سَوّٰى elif üzere mukadder fetha ile mebni mazi fiildir. Faili müstetir olup takdiri هو ‘dir.
سَوّٰى fiili sülâsî mücerrede bir harf ilave edilerek mezid yapılan fiillerdendir. Fiil tef’il babındandır. Sülâsîsi سوي ’dir.
Bu bab fiile çokluk (fiilin, failin veya mef‘ûlun çokluğu), bir tarafa yönelme, mef'ûlü herhangi bir vasfa nispet etmek, gidermek, bir terkibi kısaltmak, eylemin belli bir zaman diliminde meydana gelmesi, özneyi fiilin türediği şeye benzetmek, sayruret, isimden fiil türetmek, hazır olmak, bir şeyin aralıklarla tekrarlanması manalarını katar.
ثُمَّ كَانَ عَلَقَةً فَخَلَقَ فَسَوّٰىۙ
ثُمَّ , atıf harfidir. Hem zaman açısından hem de rütbe (Bir mertebeden bir mertebeye geçiş) açısından terahi ifade eder. (Âşûr)
Atıf sebebi hükümde ortaklıktır. Cümleler arasında manen ve lafzen mutabakat mevcuttur.
Nakıs fiil كَان ’nin dahil olduğu sübut ve istimrar ifade eden isim cümlesi, faide-i haber ibtidaî kelamdır.
كَان ’nin haberi isminin içine karışır ve adeta onun mahiyetinden bir cüz olur. (Muhammed Ebu Musa, Hâ-Mîm Sureleri Belâgî Tefsiri, c. 5, s.124)
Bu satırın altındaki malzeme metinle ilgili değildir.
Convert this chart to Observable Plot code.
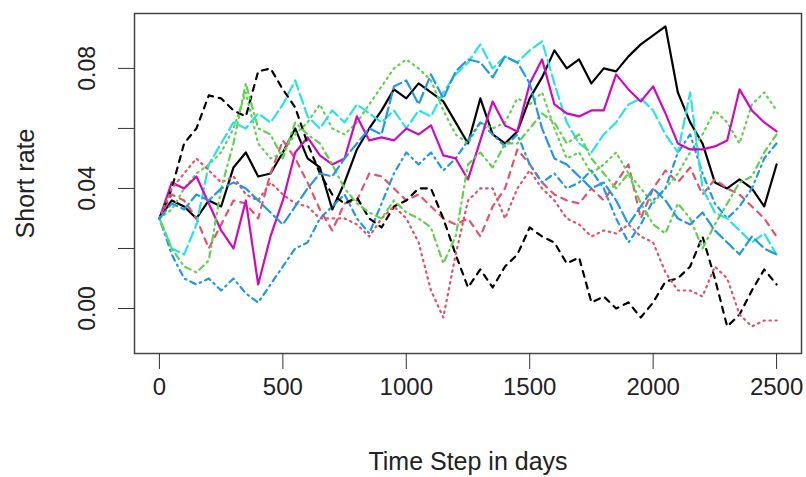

فَخَلَقَ cümlesi, tertib ve takib ifade eden atıf harfi فَ ile makabline atfedilmiştir. Atıf sebebi hükümde ortaklıktır. Cümleler arasındaki anlam bütünlüğü barizdir. Vaslda, atfedilen cümlelerin her ikisinin de aynı tür olması vaslın güzelliklerinden kabul edilmiştir. Fakat burada fiil cümlesiyle fiilin tekrarı ve yenilenmesi, isim cümlesiyle de sabitlik kastedilerek, fiil cümlesi isim cümlesine atfedilmiştir.
Aynı üslupta gelerek makabline atfedilen فَسَوّٰىۙ cümlesinin atıf sebebi hükümde ortaklıktır.
خَلَقَ ve سَوّٰى fiillerinin mef’ûlleri hazf edilmiştir. Takdiri, فَخَلَقَهُ فَسَوّٰىۙهُ (Onu yarattı ve onu düzenledi) şeklindedir. (Âşûr) Mef’ûllerin hazfi, îcâz-ı hazif sanatıdır.
عَلَقَةً ve فَخَلَقَ kelimeleri arasında cinas-ı nakıs ve reddü’l-acüz ale’s-sadr sanatları vardır.